-- Begin Data extract --

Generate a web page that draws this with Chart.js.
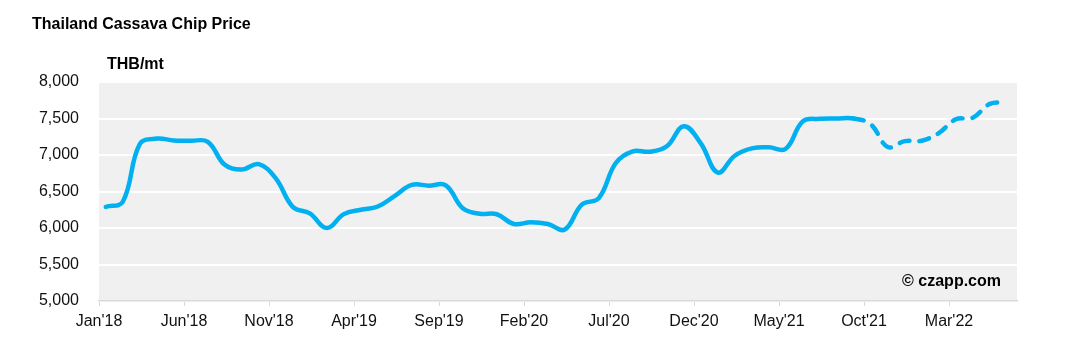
<!DOCTYPE html>
<html lang="en">
<head>
    <meta charset="UTF-8">
    <title>Thailand Cassava Chip Price</title>
    <script src="https://cdn.jsdelivr.net/npm/chart.js"></script>
    <style>
        html, body { margin: 0; padding: 0; background: #fff; }
        #wrap { width: 1072px; height: 362px; position: relative; }
    </style>
</head>
<body>
<div id="wrap"><canvas id="cassava"></canvas></div>
<script>
    // month labels, Jan'18 .. Jun'22
    var months = ["Jan'18","Feb'18","Mar'18","Apr'18","May'18","Jun'18","Jul'18","Aug'18","Sep'18","Oct'18","Nov'18","Dec'18",
                  "Jan'19","Feb'19","Mar'19","Apr'19","May'19","Jun'19","Jul'19","Aug'19","Sep'19","Oct'19","Nov'19","Dec'19",
                  "Jan'20","Feb'20","Mar'20","Apr'20","May'20","Jun'20","Jul'20","Aug'20","Sep'20","Oct'20","Nov'20","Dec'20",
                  "Jan'21","Feb'21","Mar'21","Apr'21","May'21","Jun'21","Jul'21","Aug'21","Sep'21","Oct'21","Nov'21","Dec'21",
                  "Jan'22","Feb'22","Mar'22","Apr'22","May'22","Jun'22"];

    // THB/mt
    var prices = [6290, 6360, 7150, 7225, 7200, 7195, 7180, 6865, 6800, 6875, 6680, 6290,
                  6200, 6000, 6190, 6250, 6295, 6440, 6590, 6580, 6585, 6270, 6195, 6188,
                  6055, 6078, 6055, 5980, 6320, 6410, 6890, 7050, 7045, 7120, 7395, 7160,
                  6760, 6990, 7090, 7105, 7085, 7460, 7495, 7500, 7500, 7420, 7110, 7190,
                  7196, 7300, 7489, 7510, 7700, 7718];

    var forecastFrom = 44;   // dashed from here on
    var xTicks = [0, 5, 10, 15, 20, 25, 30, 35, 40, 45, 50];
    var yTicks = [5000, 5500, 6000, 6500, 7000, 7500, 8000];

    var points = prices.map(function(v, i) { return { x: i + 0.4, y: v }; });

    var FONT = "'Liberation Sans', Arial, sans-serif";

    var extras = {
        id: 'extras',
        beforeDraw: function(chart) {
            var a = chart.chartArea, c = chart.ctx;
            c.save();
            c.fillStyle = '#f0f0f0';
            c.fillRect(a.left, a.top, a.right - a.left, a.bottom - a.top);
            c.restore();
        },
        afterDraw: function(chart) {
            var a = chart.chartArea, c = chart.ctx;
            c.save();
            c.fillStyle = '#000';
            c.textBaseline = 'middle';
            c.font = 'bold 16px ' + FONT;
            c.textAlign = 'left';
            c.fillText('Thailand Cassava Chip Price', 32, 25);
            c.fillText('THB/mt', 107, 65);
            c.textAlign = 'right';
            c.fillText('\u00A9 czapp.com', a.right - 16, a.bottom - 19);
            c.restore();
        }
    };

    new Chart(document.getElementById('cassava').getContext('2d'), {
        type: 'line',
        data: {
            datasets: [{
                label: 'Cassava chip price',
                data: points,
                borderColor: '#00b0f0',
                borderWidth: 4.5,
                borderCapStyle: 'round',
                borderJoinStyle: 'round',
                pointRadius: 0,
                tension: 0.4,
                fill: false,
                segment: {
                    borderDash: function(ctx) { return ctx.p0DataIndex >= forecastFrom ? [10, 10] : undefined; }
                }
            }]
        },
        options: {
            responsive: true,
            maintainAspectRatio: false,
            animation: false,
            layout: { padding: { top: 82, right: 55, bottom: 0, left: 0 } },
            plugins: {
                legend: { display: false },
                tooltip: { enabled: false }
            },
            scales: {
                x: {
                    type: 'linear',
                    min: 0,
                    max: 54,
                    afterBuildTicks: function(scale) {
                        scale.ticks = xTicks.map(function(v) { return { value: v }; });
                    },
                    afterFit: function(scale) { scale.height = 61; },
                    ticks: {
                        callback: function(v) { return months[v]; },
                        color: '#111',
                        font: { family: FONT, size: 16 },
                        padding: 6,
                        maxRotation: 0,
                        autoSkip: false
                    },
                    grid: {
                        drawOnChartArea: false,
                        color: '#d9d9d9',
                        tickLength: 5
                    },
                    border: { color: '#d9d9d9', width: 1.5 }
                },
                y: {
                    min: 5000,
                    max: 8000,
                    afterBuildTicks: function(scale) {
                        scale.ticks = yTicks.map(function(v) { return { value: v }; });
                    },
                    afterFit: function(scale) { scale.width = 99; },
                    ticks: {
                        callback: function(v) { return v.toLocaleString('en-US'); },
                        color: '#111',
                        font: { family: FONT, size: 16 },
                        padding: 20
                    },
                    grid: {
                        color: '#ffffff',
                        lineWidth: 2,
                        drawTicks: false
                    },
                    border: { display: false }
                }
            }
        },
        plugins: [extras]
    });
</script>
</body>
</html>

-- End Data extract --

● **What the exercise asks**
Word for word, quote the lines above. Omit the pictures.

● **Problem solution**
Generate a web page that draws this with Chart.js.
<!DOCTYPE html>
<html lang="en">
<head>
    <meta charset="UTF-8">
    <title>Thailand Cassava Chip Price</title>
    <script src="https://cdn.jsdelivr.net/npm/chart.js"></script>
    <style>
        html, body { margin: 0; padding: 0; background: #fff; }
        #wrap { width: 1072px; height: 362px; position: relative; }
    </style>
</head>
<body>
<div id="wrap"><canvas id="cassava"></canvas></div>
<script>
    // month labels, Jan'18 .. Jun'22
    var months = ["Jan'18","Feb'18","Mar'18","Apr'18","May'18","Jun'18","Jul'18","Aug'18","Sep'18","Oct'18","Nov'18","Dec'18",
                  "Jan'19","Feb'19","Mar'19","Apr'19","May'19","Jun'19","Jul'19","Aug'19","Sep'19","Oct'19","Nov'19","Dec'19",
                  "Jan'20","Feb'20","Mar'20","Apr'20","May'20","Jun'20","Jul'20","Aug'20","Sep'20","Oct'20","Nov'20","Dec'20",
                  "Jan'21","Feb'21","Mar'21","Apr'21","May'21","Jun'21","Jul'21","Aug'21","Sep'21","Oct'21","Nov'21","Dec'21",
                  "Jan'22","Feb'22","Mar'22","Apr'22","May'22","Jun'22"];

    // THB/mt
    var prices = [6290, 6360, 7150, 7225, 7200, 7195, 7180, 6865, 6800, 6875, 6680, 6290,
                  6200, 6000, 6190, 6250, 6295, 6440, 6590, 6580, 6585, 6270, 6195, 6188,
                  6055, 6078, 6055, 5980, 6320, 6410, 6890, 7050, 7045, 7120, 7395, 7160,
                  6760, 6990, 7090, 7105, 7085, 7460, 7495, 7500, 7500, 7420, 7110, 7190,
                  7196, 7300, 7489, 7510, 7700, 7718];

    var forecastFrom = 44;   // dashed from here on
    var xTicks = [0, 5, 10, 15, 20, 25, 30, 35, 40, 45, 50];
    var yTicks = [5000, 5500, 6000, 6500, 7000, 7500, 8000];

    var points = prices.map(function(v, i) { return { x: i + 0.4, y: v }; });

    var FONT = "'Liberation Sans', Arial, sans-serif";

    var extras = {
        id: 'extras',
        beforeDraw: function(chart) {
            var a = chart.chartArea, c = chart.ctx;
            c.save();
            c.fillStyle = '#f0f0f0';
            c.fillRect(a.left, a.top, a.right - a.left, a.bottom - a.top);
            c.restore();
        },
        afterDraw: function(chart) {
            var a = chart.chartArea, c = chart.ctx;
            c.save();
            c.fillStyle = '#000';
            c.textBaseline = 'middle';
            c.font = 'bold 16px ' + FONT;
            c.textAlign = 'left';
            c.fillText('Thailand Cassava Chip Price', 32, 25);
            c.fillText('THB/mt', 107, 65);
            c.textAlign = 'right';
            c.fillText('\u00A9 czapp.com', a.right - 16, a.bottom - 19);
            c.restore();
        }
    };

    new Chart(document.getElementById('cassava').getContext('2d'), {
        type: 'line',
        data: {
            datasets: [{
                label: 'Cassava chip price',
                data: points,
                borderColor: '#00b0f0',
                borderWidth: 4.5,
                borderCapStyle: 'round',
                borderJoinStyle: 'round',
                pointRadius: 0,
                tension: 0.4,
                fill: false,
                segment: {
                    borderDash: function(ctx) { return ctx.p0DataIndex >= forecastFrom ? [10, 10] : undefined; }
                }
            }]
        },
        options: {
            responsive: true,
            maintainAspectRatio: false,
            animation: false,
            layout: { padding: { top: 82, right: 55, bottom: 0, left: 0 } },
            plugins: {
                legend: { display: false },
                tooltip: { enabled: false }
            },
            scales: {
                x: {
                    type: 'linear',
                    min: 0,
                    max: 54,
                    afterBuildTicks: function(scale) {
                        scale.ticks = xTicks.map(function(v) { return { value: v }; });
                    },
                    afterFit: function(scale) { scale.height = 61; },
                    ticks: {
                        callback: function(v) { return months[v]; },
                        color: '#111',
                        font: { family: FONT, size: 16 },
                        padding: 6,
                        maxRotation: 0,
                        autoSkip: false
                    },
                    grid: {
                        drawOnChartArea: false,
                        color: '#d9d9d9',
                        tickLength: 5
                    },
                    border: { color: '#d9d9d9', width: 1.5 }
                },
                y: {
                    min: 5000,
                    max: 8000,
                    afterBuildTicks: function(scale) {
                        scale.ticks = yTicks.map(function(v) { return { value: v }; });
                    },
                    afterFit: function(scale) { scale.width = 99; },
                    ticks: {
                        callback: function(v) { return v.toLocaleString('en-US'); },
                        color: '#111',
                        font: { family: FONT, size: 16 },
                        padding: 20
                    },
                    grid: {
                        color: '#ffffff',
                        lineWidth: 2,
                        drawTicks: false
                    },
                    border: { display: false }
                }
            }
        },
        plugins: [extras]
    });
</script>
</body>
</html>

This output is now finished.